Will you print the material below without altering a single character?

[start Recorded information]

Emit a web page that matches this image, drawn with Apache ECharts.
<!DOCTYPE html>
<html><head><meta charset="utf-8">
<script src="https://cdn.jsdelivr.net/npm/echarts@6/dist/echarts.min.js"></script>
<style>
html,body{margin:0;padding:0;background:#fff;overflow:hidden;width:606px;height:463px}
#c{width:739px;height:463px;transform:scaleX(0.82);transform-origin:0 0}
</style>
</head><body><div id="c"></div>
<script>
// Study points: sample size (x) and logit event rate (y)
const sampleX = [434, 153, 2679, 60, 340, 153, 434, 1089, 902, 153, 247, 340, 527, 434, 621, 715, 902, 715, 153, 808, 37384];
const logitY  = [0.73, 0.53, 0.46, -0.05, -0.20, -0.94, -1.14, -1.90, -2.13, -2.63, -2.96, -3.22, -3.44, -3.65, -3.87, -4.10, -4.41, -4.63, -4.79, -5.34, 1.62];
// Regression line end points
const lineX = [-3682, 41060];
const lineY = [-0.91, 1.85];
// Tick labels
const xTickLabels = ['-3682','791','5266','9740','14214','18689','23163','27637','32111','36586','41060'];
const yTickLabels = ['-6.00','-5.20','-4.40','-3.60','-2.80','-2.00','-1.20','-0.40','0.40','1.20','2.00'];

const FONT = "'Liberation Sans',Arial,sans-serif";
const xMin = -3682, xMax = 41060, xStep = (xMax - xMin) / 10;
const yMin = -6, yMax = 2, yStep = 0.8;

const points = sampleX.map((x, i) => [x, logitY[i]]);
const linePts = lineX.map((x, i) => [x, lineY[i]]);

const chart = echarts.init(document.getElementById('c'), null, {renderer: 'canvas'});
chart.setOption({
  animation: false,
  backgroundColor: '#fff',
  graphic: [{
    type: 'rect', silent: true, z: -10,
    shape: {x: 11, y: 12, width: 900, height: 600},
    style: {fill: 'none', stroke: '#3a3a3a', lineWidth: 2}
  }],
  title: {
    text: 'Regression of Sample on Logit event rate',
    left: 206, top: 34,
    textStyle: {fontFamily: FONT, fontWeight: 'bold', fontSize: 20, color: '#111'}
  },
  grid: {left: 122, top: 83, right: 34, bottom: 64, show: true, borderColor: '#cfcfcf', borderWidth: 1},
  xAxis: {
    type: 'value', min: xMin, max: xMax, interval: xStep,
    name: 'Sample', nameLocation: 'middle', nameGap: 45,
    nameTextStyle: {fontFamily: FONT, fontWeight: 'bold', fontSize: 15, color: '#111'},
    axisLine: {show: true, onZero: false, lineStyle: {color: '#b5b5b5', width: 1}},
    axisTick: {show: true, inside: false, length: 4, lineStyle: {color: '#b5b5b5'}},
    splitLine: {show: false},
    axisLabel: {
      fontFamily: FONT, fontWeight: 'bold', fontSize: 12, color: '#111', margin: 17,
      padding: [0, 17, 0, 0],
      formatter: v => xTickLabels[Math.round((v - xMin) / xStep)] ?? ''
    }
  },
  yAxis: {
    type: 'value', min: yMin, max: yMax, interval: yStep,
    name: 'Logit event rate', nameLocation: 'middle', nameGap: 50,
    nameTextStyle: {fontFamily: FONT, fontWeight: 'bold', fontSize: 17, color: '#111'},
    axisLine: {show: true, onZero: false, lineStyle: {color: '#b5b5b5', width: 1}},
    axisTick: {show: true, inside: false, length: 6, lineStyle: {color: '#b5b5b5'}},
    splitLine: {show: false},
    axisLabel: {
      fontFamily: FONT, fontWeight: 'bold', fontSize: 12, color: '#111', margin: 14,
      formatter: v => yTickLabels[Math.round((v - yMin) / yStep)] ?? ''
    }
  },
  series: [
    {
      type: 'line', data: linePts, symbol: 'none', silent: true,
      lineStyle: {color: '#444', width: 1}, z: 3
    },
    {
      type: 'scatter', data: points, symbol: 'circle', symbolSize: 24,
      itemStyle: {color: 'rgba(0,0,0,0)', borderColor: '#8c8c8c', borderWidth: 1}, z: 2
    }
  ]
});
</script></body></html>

[end Recorded information]

▶ **Full answer**
Emit a web page that matches this image, drawn with Apache ECharts.
<!DOCTYPE html>
<html><head><meta charset="utf-8">
<script src="https://cdn.jsdelivr.net/npm/echarts@6/dist/echarts.min.js"></script>
<style>
html,body{margin:0;padding:0;background:#fff;overflow:hidden;width:606px;height:463px}
#c{width:739px;height:463px;transform:scaleX(0.82);transform-origin:0 0}
</style>
</head><body><div id="c"></div>
<script>
// Study points: sample size (x) and logit event rate (y)
const sampleX = [434, 153, 2679, 60, 340, 153, 434, 1089, 902, 153, 247, 340, 527, 434, 621, 715, 902, 715, 153, 808, 37384];
const logitY  = [0.73, 0.53, 0.46, -0.05, -0.20, -0.94, -1.14, -1.90, -2.13, -2.63, -2.96, -3.22, -3.44, -3.65, -3.87, -4.10, -4.41, -4.63, -4.79, -5.34, 1.62];
// Regression line end points
const lineX = [-3682, 41060];
const lineY = [-0.91, 1.85];
// Tick labels
const xTickLabels = ['-3682','791','5266','9740','14214','18689','23163','27637','32111','36586','41060'];
const yTickLabels = ['-6.00','-5.20','-4.40','-3.60','-2.80','-2.00','-1.20','-0.40','0.40','1.20','2.00'];

const FONT = "'Liberation Sans',Arial,sans-serif";
const xMin = -3682, xMax = 41060, xStep = (xMax - xMin) / 10;
const yMin = -6, yMax = 2, yStep = 0.8;

const points = sampleX.map((x, i) => [x, logitY[i]]);
const linePts = lineX.map((x, i) => [x, lineY[i]]);

const chart = echarts.init(document.getElementById('c'), null, {renderer: 'canvas'});
chart.setOption({
  animation: false,
  backgroundColor: '#fff',
  graphic: [{
    type: 'rect', silent: true, z: -10,
    shape: {x: 11, y: 12, width: 900, height: 600},
    style: {fill: 'none', stroke: '#3a3a3a', lineWidth: 2}
  }],
  title: {
    text: 'Regression of Sample on Logit event rate',
    left: 206, top: 34,
    textStyle: {fontFamily: FONT, fontWeight: 'bold', fontSize: 20, color: '#111'}
  },
  grid: {left: 122, top: 83, right: 34, bottom: 64, show: true, borderColor: '#cfcfcf', borderWidth: 1},
  xAxis: {
    type: 'value', min: xMin, max: xMax, interval: xStep,
    name: 'Sample', nameLocation: 'middle', nameGap: 45,
    nameTextStyle: {fontFamily: FONT, fontWeight: 'bold', fontSize: 15, color: '#111'},
    axisLine: {show: true, onZero: false, lineStyle: {color: '#b5b5b5', width: 1}},
    axisTick: {show: true, inside: false, length: 4, lineStyle: {color: '#b5b5b5'}},
    splitLine: {show: false},
    axisLabel: {
      fontFamily: FONT, fontWeight: 'bold', fontSize: 12, color: '#111', margin: 17,
      padding: [0, 17, 0, 0],
      formatter: v => xTickLabels[Math.round((v - xMin) / xStep)] ?? ''
    }
  },
  yAxis: {
    type: 'value', min: yMin, max: yMax, interval: yStep,
    name: 'Logit event rate', nameLocation: 'middle', nameGap: 50,
    nameTextStyle: {fontFamily: FONT, fontWeight: 'bold', fontSize: 17, color: '#111'},
    axisLine: {show: true, onZero: false, lineStyle: {color: '#b5b5b5', width: 1}},
    axisTick: {show: true, inside: false, length: 6, lineStyle: {color: '#b5b5b5'}},
    splitLine: {show: false},
    axisLabel: {
      fontFamily: FONT, fontWeight: 'bold', fontSize: 12, color: '#111', margin: 14,
      formatter: v => yTickLabels[Math.round((v - yMin) / yStep)] ?? ''
    }
  },
  series: [
    {
      type: 'line', data: linePts, symbol: 'none', silent: true,
      lineStyle: {color: '#444', width: 1}, z: 3
    },
    {
      type: 'scatter', data: points, symbol: 'circle', symbolSize: 24,
      itemStyle: {color: 'rgba(0,0,0,0)', borderColor: '#8c8c8c', borderWidth: 1}, z: 2
    }
  ]
});
</script></body></html>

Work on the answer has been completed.